** Start RECORDED DATA **

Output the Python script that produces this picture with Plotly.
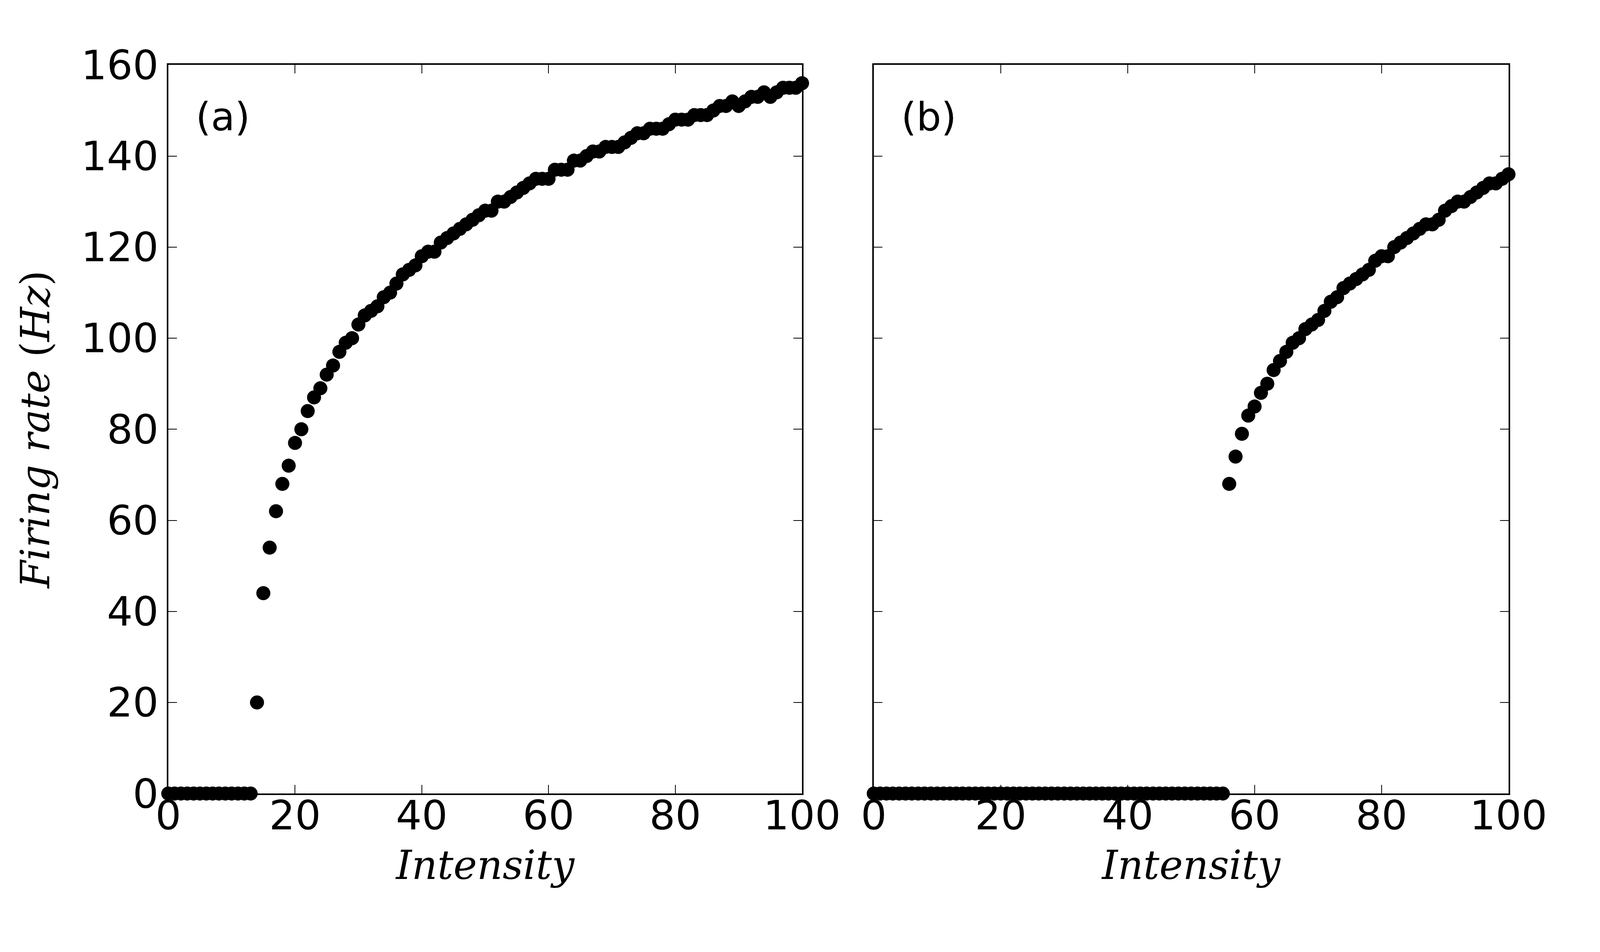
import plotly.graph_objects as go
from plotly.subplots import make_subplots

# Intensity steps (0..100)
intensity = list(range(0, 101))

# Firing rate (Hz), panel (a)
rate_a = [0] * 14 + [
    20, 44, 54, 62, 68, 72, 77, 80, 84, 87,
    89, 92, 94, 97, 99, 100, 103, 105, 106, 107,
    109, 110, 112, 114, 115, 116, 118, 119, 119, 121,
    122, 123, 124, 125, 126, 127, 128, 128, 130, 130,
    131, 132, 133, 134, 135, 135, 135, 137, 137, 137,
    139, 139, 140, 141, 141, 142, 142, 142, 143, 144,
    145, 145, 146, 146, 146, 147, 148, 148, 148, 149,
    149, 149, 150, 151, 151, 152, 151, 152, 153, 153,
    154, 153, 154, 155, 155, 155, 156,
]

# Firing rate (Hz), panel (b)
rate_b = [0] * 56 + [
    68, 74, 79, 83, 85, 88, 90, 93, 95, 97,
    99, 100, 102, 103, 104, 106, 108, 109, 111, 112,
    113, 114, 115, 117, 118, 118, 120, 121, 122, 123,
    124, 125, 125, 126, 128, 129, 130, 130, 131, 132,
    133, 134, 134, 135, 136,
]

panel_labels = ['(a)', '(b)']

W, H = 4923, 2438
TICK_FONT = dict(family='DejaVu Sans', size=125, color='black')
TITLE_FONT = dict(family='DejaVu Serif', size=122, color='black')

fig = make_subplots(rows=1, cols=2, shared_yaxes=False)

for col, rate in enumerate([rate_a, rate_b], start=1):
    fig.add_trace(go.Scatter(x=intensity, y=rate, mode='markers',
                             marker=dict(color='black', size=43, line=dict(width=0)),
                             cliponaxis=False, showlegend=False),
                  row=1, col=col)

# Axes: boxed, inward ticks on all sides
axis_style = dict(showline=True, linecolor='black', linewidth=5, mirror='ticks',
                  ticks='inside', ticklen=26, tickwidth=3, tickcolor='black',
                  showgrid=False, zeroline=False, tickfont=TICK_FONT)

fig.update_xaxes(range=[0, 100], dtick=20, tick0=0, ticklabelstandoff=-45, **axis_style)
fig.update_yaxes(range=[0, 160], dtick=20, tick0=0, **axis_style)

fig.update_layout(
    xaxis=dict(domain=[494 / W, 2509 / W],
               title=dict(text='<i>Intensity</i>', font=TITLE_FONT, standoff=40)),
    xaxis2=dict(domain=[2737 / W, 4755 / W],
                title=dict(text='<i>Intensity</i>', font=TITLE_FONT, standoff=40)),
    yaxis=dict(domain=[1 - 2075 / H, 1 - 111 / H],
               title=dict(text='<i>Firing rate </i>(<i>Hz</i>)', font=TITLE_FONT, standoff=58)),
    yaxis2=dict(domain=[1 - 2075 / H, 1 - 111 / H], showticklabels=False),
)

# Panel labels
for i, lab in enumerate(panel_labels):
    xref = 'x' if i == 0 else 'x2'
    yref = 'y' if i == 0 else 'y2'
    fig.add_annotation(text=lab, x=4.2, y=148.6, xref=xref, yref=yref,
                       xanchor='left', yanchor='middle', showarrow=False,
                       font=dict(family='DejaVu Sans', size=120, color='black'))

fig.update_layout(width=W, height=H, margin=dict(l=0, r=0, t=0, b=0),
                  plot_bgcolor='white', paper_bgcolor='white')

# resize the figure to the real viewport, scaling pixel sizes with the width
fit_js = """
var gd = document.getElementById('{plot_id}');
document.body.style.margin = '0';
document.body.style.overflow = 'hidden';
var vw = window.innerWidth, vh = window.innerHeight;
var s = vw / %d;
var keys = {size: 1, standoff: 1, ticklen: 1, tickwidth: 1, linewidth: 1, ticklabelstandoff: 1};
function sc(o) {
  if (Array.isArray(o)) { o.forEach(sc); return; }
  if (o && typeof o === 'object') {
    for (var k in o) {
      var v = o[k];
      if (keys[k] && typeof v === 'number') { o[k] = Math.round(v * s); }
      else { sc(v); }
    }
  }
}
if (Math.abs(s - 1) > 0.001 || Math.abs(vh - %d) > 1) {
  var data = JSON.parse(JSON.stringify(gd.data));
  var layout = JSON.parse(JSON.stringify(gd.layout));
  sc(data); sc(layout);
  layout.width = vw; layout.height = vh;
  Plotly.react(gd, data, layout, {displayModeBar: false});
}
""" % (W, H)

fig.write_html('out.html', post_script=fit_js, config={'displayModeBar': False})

** End RECORDED DATA **

▸ PROMPT
Return each line from the material above exactly, but not the pictures.

▸ WRITTEN ANSWER
Output the Python script that produces this picture with Plotly.
import plotly.graph_objects as go
from plotly.subplots import make_subplots

# Intensity steps (0..100)
intensity = list(range(0, 101))

# Firing rate (Hz), panel (a)
rate_a = [0] * 14 + [
    20, 44, 54, 62, 68, 72, 77, 80, 84, 87,
    89, 92, 94, 97, 99, 100, 103, 105, 106, 107,
    109, 110, 112, 114, 115, 116, 118, 119, 119, 121,
    122, 123, 124, 125, 126, 127, 128, 128, 130, 130,
    131, 132, 133, 134, 135, 135, 135, 137, 137, 137,
    139, 139, 140, 141, 141, 142, 142, 142, 143, 144,
    145, 145, 146, 146, 146, 147, 148, 148, 148, 149,
    149, 149, 150, 151, 151, 152, 151, 152, 153, 153,
    154, 153, 154, 155, 155, 155, 156,
]

# Firing rate (Hz), panel (b)
rate_b = [0] * 56 + [
    68, 74, 79, 83, 85, 88, 90, 93, 95, 97,
    99, 100, 102, 103, 104, 106, 108, 109, 111, 112,
    113, 114, 115, 117, 118, 118, 120, 121, 122, 123,
    124, 125, 125, 126, 128, 129, 130, 130, 131, 132,
    133, 134, 134, 135, 136,
]

panel_labels = ['(a)', '(b)']

W, H = 4923, 2438
TICK_FONT = dict(family='DejaVu Sans', size=125, color='black')
TITLE_FONT = dict(family='DejaVu Serif', size=122, color='black')

fig = make_subplots(rows=1, cols=2, shared_yaxes=False)

for col, rate in enumerate([rate_a, rate_b], start=1):
    fig.add_trace(go.Scatter(x=intensity, y=rate, mode='markers',
                             marker=dict(color='black', size=43, line=dict(width=0)),
                             cliponaxis=False, showlegend=False),
                  row=1, col=col)

# Axes: boxed, inward ticks on all sides
axis_style = dict(showline=True, linecolor='black', linewidth=5, mirror='ticks',
                  ticks='inside', ticklen=26, tickwidth=3, tickcolor='black',
                  showgrid=False, zeroline=False, tickfont=TICK_FONT)

fig.update_xaxes(range=[0, 100], dtick=20, tick0=0, ticklabelstandoff=-45, **axis_style)
fig.update_yaxes(range=[0, 160], dtick=20, tick0=0, **axis_style)

fig.update_layout(
    xaxis=dict(domain=[494 / W, 2509 / W],
               title=dict(text='<i>Intensity</i>', font=TITLE_FONT, standoff=40)),
    xaxis2=dict(domain=[2737 / W, 4755 / W],
                title=dict(text='<i>Intensity</i>', font=TITLE_FONT, standoff=40)),
    yaxis=dict(domain=[1 - 2075 / H, 1 - 111 / H],
               title=dict(text='<i>Firing rate </i>(<i>Hz</i>)', font=TITLE_FONT, standoff=58)),
    yaxis2=dict(domain=[1 - 2075 / H, 1 - 111 / H], showticklabels=False),
)

# Panel labels
for i, lab in enumerate(panel_labels):
    xref = 'x' if i == 0 else 'x2'
    yref = 'y' if i == 0 else 'y2'
    fig.add_annotation(text=lab, x=4.2, y=148.6, xref=xref, yref=yref,
                       xanchor='left', yanchor='middle', showarrow=False,
                       font=dict(family='DejaVu Sans', size=120, color='black'))

fig.update_layout(width=W, height=H, margin=dict(l=0, r=0, t=0, b=0),
                  plot_bgcolor='white', paper_bgcolor='white')

# resize the figure to the real viewport, scaling pixel sizes with the width
fit_js = """
var gd = document.getElementById('{plot_id}');
document.body.style.margin = '0';
document.body.style.overflow = 'hidden';
var vw = window.innerWidth, vh = window.innerHeight;
var s = vw / %d;
var keys = {size: 1, standoff: 1, ticklen: 1, tickwidth: 1, linewidth: 1, ticklabelstandoff: 1};
function sc(o) {
  if (Array.isArray(o)) { o.forEach(sc); return; }
  if (o && typeof o === 'object') {
    for (var k in o) {
      var v = o[k];
      if (keys[k] && typeof v === 'number') { o[k] = Math.round(v * s); }
      else { sc(v); }
    }
  }
}
if (Math.abs(s - 1) > 0.001 || Math.abs(vh - %d) > 1) {
  var data = JSON.parse(JSON.stringify(gd.data));
  var layout = JSON.parse(JSON.stringify(gd.layout));
  sc(data); sc(layout);
  layout.width = vw; layout.height = vh;
  Plotly.react(gd, data, layout, {displayModeBar: false});
}
""" % (W, H)

fig.write_html('out.html', post_script=fit_js, config={'displayModeBar': False})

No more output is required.